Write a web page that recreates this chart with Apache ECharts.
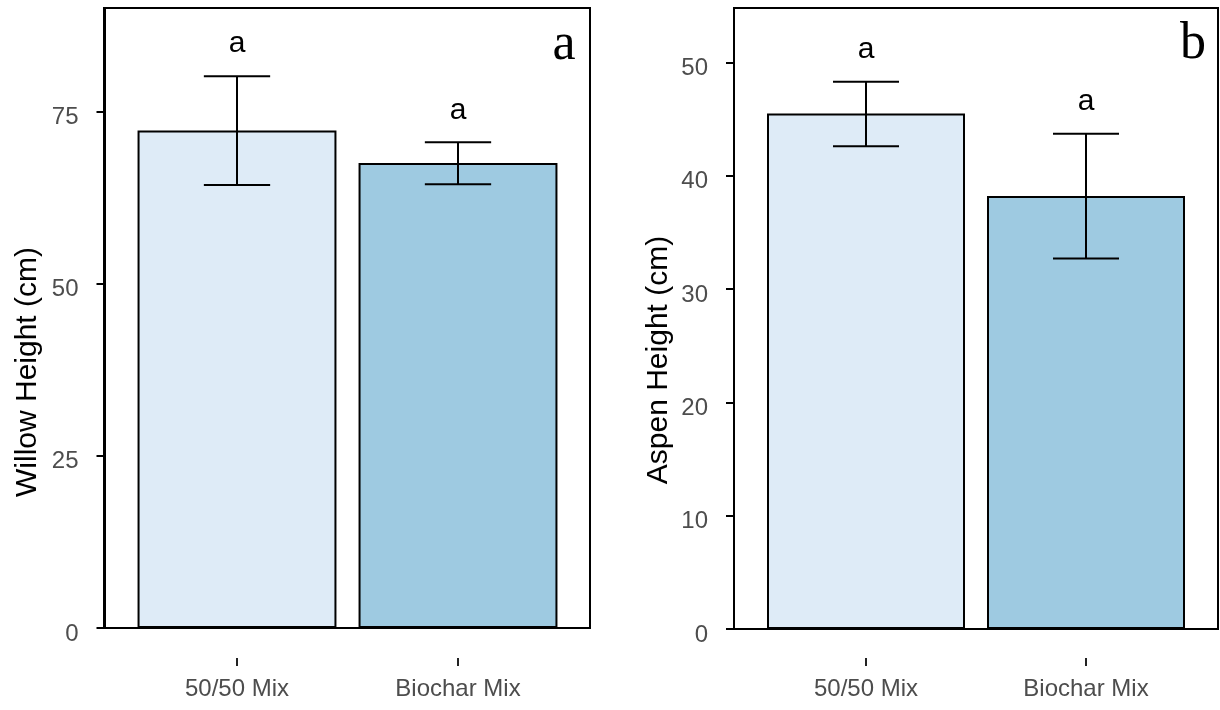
<!DOCTYPE html>
<html>
<head>
<meta charset="utf-8">
<script src="https://cdn.jsdelivr.net/npm/echarts@6/dist/echarts.min.js"></script>
<style>
html,body{margin:0;padding:0;background:#fff;}
#chart{width:1220px;height:710px;}
</style>
</head>
<body>
<div id="chart"></div>
<script>
// ---- data ----
const categories = ['50/50 Mix', 'Biochar Mix'];
const barColors = ['#deebf7', '#9ecae1'];

const willowMean = [72.2, 67.5];
const willowLow = [64.3, 64.4];
const willowHigh = [80.1, 70.5];
const willowSig = ['a', 'a'];

const aspenMean = [45.5, 38.2];
const aspenLow = [42.6, 32.7];
const aspenHigh = [48.3, 43.7];
const aspenSig = ['a', 'a'];

const willowTicks = { min: 0, max: 90, interval: 25 };
const aspenTicks = { min: 0, max: 54.8, interval: 10 };

const FONT = '"Liberation Sans", Arial, sans-serif';
const SERIF = '"Liberation Serif", "Times New Roman", serif';

function yAxisCfg(idx, ticks) {
  return {
    type: 'value', gridIndex: idx, min: ticks.min, max: ticks.max, interval: ticks.interval,
    offset: 22,
    axisLine: { show: true, lineStyle: { color: '#000', width: 2 } },
    axisTick: { show: true, length: 8, lineStyle: { color: '#000', width: 2 } },
    axisLabel: {
      fontFamily: FONT, fontSize: 24, margin: 26, showMaxLabel: false,
      formatter: '{v|{value}}',
      rich: { v: { color: '#4d4d4d', fontFamily: FONT, fontSize: 24, padding: [12, 0, 0, 0] } }
    },
    splitLine: { show: false }
  };
}
function xMainAxis(idx) {
  return {
    type: 'category', gridIndex: idx, data: categories,
    axisLine: { show: false }, axisTick: { show: false }, axisLabel: { show: false }
  };
}
function xLabelAxis(idx) {
  return {
    type: 'category', gridIndex: idx, data: categories,
    axisLine: { show: false },
    axisTick: { show: true, alignWithLabel: true, length: 8, lineStyle: { color: '#222', width: 2 } },
    axisLabel: { color: '#4d4d4d', fontFamily: FONT, fontSize: 24, margin: 19 }
  };
}
function hiddenY(idx) {
  return { type: 'value', gridIndex: idx, show: false };
}
function barSeries(idx, mean) {
  return {
    type: 'bar', xAxisIndex: idx, yAxisIndex: idx,
    barCategoryGap: '10%',
    data: mean.map((v, i) => ({ value: v, itemStyle: { color: barColors[i] } })),
    itemStyle: { borderColor: '#000', borderWidth: 2 },
    silent: true
  };
}
function errSeries(idx, low, high, sig) {
  return {
    type: 'custom', xAxisIndex: idx, yAxisIndex: idx,
    data: low.map((l, i) => [i, l, high[i], sig[i]]),
    renderItem: function (params, api) {
      const x = api.value(0);
      const lo = api.coord([x, api.value(1)]);
      const hi = api.coord([x, api.value(2)]);
      const half = api.size([1, 0])[0] * 0.15;
      const st = { stroke: '#000', lineWidth: 2 };
      return {
        type: 'group',
        children: [
          { type: 'line', shape: { x1: lo[0], y1: lo[1], x2: hi[0], y2: hi[1] }, style: st },
          { type: 'line', shape: { x1: lo[0] - half, y1: lo[1], x2: lo[0] + half, y2: lo[1] }, style: st },
          { type: 'line', shape: { x1: hi[0] - half, y1: hi[1], x2: hi[0] + half, y2: hi[1] }, style: st },
          { type: 'text', x: hi[0], y: hi[1] - 32,
            style: { text: sig[params.dataIndex], fill: '#000', font: '30px ' + FONT, align: 'center', verticalAlign: 'middle' } }
        ]
      };
    },
    silent: true,
    z: 5
  };
}

const chart = echarts.init(document.getElementById('chart'), null, { renderer: 'canvas' });
chart.setOption({
  animation: false,
  backgroundColor: '#fff',
  grid: [
    { left: 126.5, width: 442, top: 8, bottom: 82 },
    { left: 756, width: 440, top: 8, bottom: 81 },
    { left: 126.5, width: 442, top: 650, height: 8 },
    { left: 756, width: 440, top: 650, height: 8 }
  ],
  xAxis: [xMainAxis(0), xMainAxis(1), xLabelAxis(2), xLabelAxis(3)],
  yAxis: [
    yAxisCfg(0, willowTicks),
    yAxisCfg(1, aspenTicks),
    hiddenY(2), hiddenY(3)
  ],
  series: [
    barSeries(0, willowMean), errSeries(0, willowLow, willowHigh, willowSig),
    barSeries(1, aspenMean), errSeries(1, aspenLow, aspenHigh, aspenSig)
  ],
  graphic: [
    { type: 'rect', shape: { x: 104, y: 8, width: 486, height: 620 }, style: { fill: 'none', stroke: '#000', lineWidth: 2 }, z: 10, silent: true },
    { type: 'rect', shape: { x: 734, y: 8, width: 484, height: 621 }, style: { fill: 'none', stroke: '#000', lineWidth: 2 }, z: 10, silent: true },
    { type: 'text', x: 564, y: 71, style: { text: 'a', font: '52px ' + SERIF, fill: '#000', align: 'center', verticalAlign: 'bottom' }, z: 10 },
    { type: 'text', x: 1193, y: 70, style: { text: 'b', font: '52px ' + SERIF, fill: '#000', align: 'center', verticalAlign: 'bottom' }, z: 10 },
    { type: 'text', x: 28, y: 372, rotation: Math.PI / 2, style: { text: 'Willow Height (cm)', font: '30px ' + FONT, fill: '#000', align: 'center', verticalAlign: 'middle' } },
    { type: 'text', x: 659, y: 360, rotation: Math.PI / 2, style: { text: 'Aspen Height (cm)', font: '30px ' + FONT, fill: '#000', align: 'center', verticalAlign: 'middle' } }
  ]
});
</script>
</body>
</html>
========================================
*What you need to do:*
Return each line exactly as written. Any picture gets left out.

*Solved problem:*
Write a web page that recreates this chart with Apache ECharts.
<!DOCTYPE html>
<html>
<head>
<meta charset="utf-8">
<script src="https://cdn.jsdelivr.net/npm/echarts@6/dist/echarts.min.js"></script>
<style>
html,body{margin:0;padding:0;background:#fff;}
#chart{width:1220px;height:710px;}
</style>
</head>
<body>
<div id="chart"></div>
<script>
// ---- data ----
const categories = ['50/50 Mix', 'Biochar Mix'];
const barColors = ['#deebf7', '#9ecae1'];

const willowMean = [72.2, 67.5];
const willowLow = [64.3, 64.4];
const willowHigh = [80.1, 70.5];
const willowSig = ['a', 'a'];

const aspenMean = [45.5, 38.2];
const aspenLow = [42.6, 32.7];
const aspenHigh = [48.3, 43.7];
const aspenSig = ['a', 'a'];

const willowTicks = { min: 0, max: 90, interval: 25 };
const aspenTicks = { min: 0, max: 54.8, interval: 10 };

const FONT = '"Liberation Sans", Arial, sans-serif';
const SERIF = '"Liberation Serif", "Times New Roman", serif';

function yAxisCfg(idx, ticks) {
  return {
    type: 'value', gridIndex: idx, min: ticks.min, max: ticks.max, interval: ticks.interval,
    offset: 22,
    axisLine: { show: true, lineStyle: { color: '#000', width: 2 } },
    axisTick: { show: true, length: 8, lineStyle: { color: '#000', width: 2 } },
    axisLabel: {
      fontFamily: FONT, fontSize: 24, margin: 26, showMaxLabel: false,
      formatter: '{v|{value}}',
      rich: { v: { color: '#4d4d4d', fontFamily: FONT, fontSize: 24, padding: [12, 0, 0, 0] } }
    },
    splitLine: { show: false }
  };
}
function xMainAxis(idx) {
  return {
    type: 'category', gridIndex: idx, data: categories,
    axisLine: { show: false }, axisTick: { show: false }, axisLabel: { show: false }
  };
}
function xLabelAxis(idx) {
  return {
    type: 'category', gridIndex: idx, data: categories,
    axisLine: { show: false },
    axisTick: { show: true, alignWithLabel: true, length: 8, lineStyle: { color: '#222', width: 2 } },
    axisLabel: { color: '#4d4d4d', fontFamily: FONT, fontSize: 24, margin: 19 }
  };
}
function hiddenY(idx) {
  return { type: 'value', gridIndex: idx, show: false };
}
function barSeries(idx, mean) {
  return {
    type: 'bar', xAxisIndex: idx, yAxisIndex: idx,
    barCategoryGap: '10%',
    data: mean.map((v, i) => ({ value: v, itemStyle: { color: barColors[i] } })),
    itemStyle: { borderColor: '#000', borderWidth: 2 },
    silent: true
  };
}
function errSeries(idx, low, high, sig) {
  return {
    type: 'custom', xAxisIndex: idx, yAxisIndex: idx,
    data: low.map((l, i) => [i, l, high[i], sig[i]]),
    renderItem: function (params, api) {
      const x = api.value(0);
      const lo = api.coord([x, api.value(1)]);
      const hi = api.coord([x, api.value(2)]);
      const half = api.size([1, 0])[0] * 0.15;
      const st = { stroke: '#000', lineWidth: 2 };
      return {
        type: 'group',
        children: [
          { type: 'line', shape: { x1: lo[0], y1: lo[1], x2: hi[0], y2: hi[1] }, style: st },
          { type: 'line', shape: { x1: lo[0] - half, y1: lo[1], x2: lo[0] + half, y2: lo[1] }, style: st },
          { type: 'line', shape: { x1: hi[0] - half, y1: hi[1], x2: hi[0] + half, y2: hi[1] }, style: st },
          { type: 'text', x: hi[0], y: hi[1] - 32,
            style: { text: sig[params.dataIndex], fill: '#000', font: '30px ' + FONT, align: 'center', verticalAlign: 'middle' } }
        ]
      };
    },
    silent: true,
    z: 5
  };
}

const chart = echarts.init(document.getElementById('chart'), null, { renderer: 'canvas' });
chart.setOption({
  animation: false,
  backgroundColor: '#fff',
  grid: [
    { left: 126.5, width: 442, top: 8, bottom: 82 },
    { left: 756, width: 440, top: 8, bottom: 81 },
    { left: 126.5, width: 442, top: 650, height: 8 },
    { left: 756, width: 440, top: 650, height: 8 }
  ],
  xAxis: [xMainAxis(0), xMainAxis(1), xLabelAxis(2), xLabelAxis(3)],
  yAxis: [
    yAxisCfg(0, willowTicks),
    yAxisCfg(1, aspenTicks),
    hiddenY(2), hiddenY(3)
  ],
  series: [
    barSeries(0, willowMean), errSeries(0, willowLow, willowHigh, willowSig),
    barSeries(1, aspenMean), errSeries(1, aspenLow, aspenHigh, aspenSig)
  ],
  graphic: [
    { type: 'rect', shape: { x: 104, y: 8, width: 486, height: 620 }, style: { fill: 'none', stroke: '#000', lineWidth: 2 }, z: 10, silent: true },
    { type: 'rect', shape: { x: 734, y: 8, width: 484, height: 621 }, style: { fill: 'none', stroke: '#000', lineWidth: 2 }, z: 10, silent: true },
    { type: 'text', x: 564, y: 71, style: { text: 'a', font: '52px ' + SERIF, fill: '#000', align: 'center', verticalAlign: 'bottom' }, z: 10 },
    { type: 'text', x: 1193, y: 70, style: { text: 'b', font: '52px ' + SERIF, fill: '#000', align: 'center', verticalAlign: 'bottom' }, z: 10 },
    { type: 'text', x: 28, y: 372, rotation: Math.PI / 2, style: { text: 'Willow Height (cm)', font: '30px ' + FONT, fill: '#000', align: 'center', verticalAlign: 'middle' } },
    { type: 'text', x: 659, y: 360, rotation: Math.PI / 2, style: { text: 'Aspen Height (cm)', font: '30px ' + FONT, fill: '#000', align: 'center', verticalAlign: 'middle' } }
  ]
});
</script>
</body>
</html>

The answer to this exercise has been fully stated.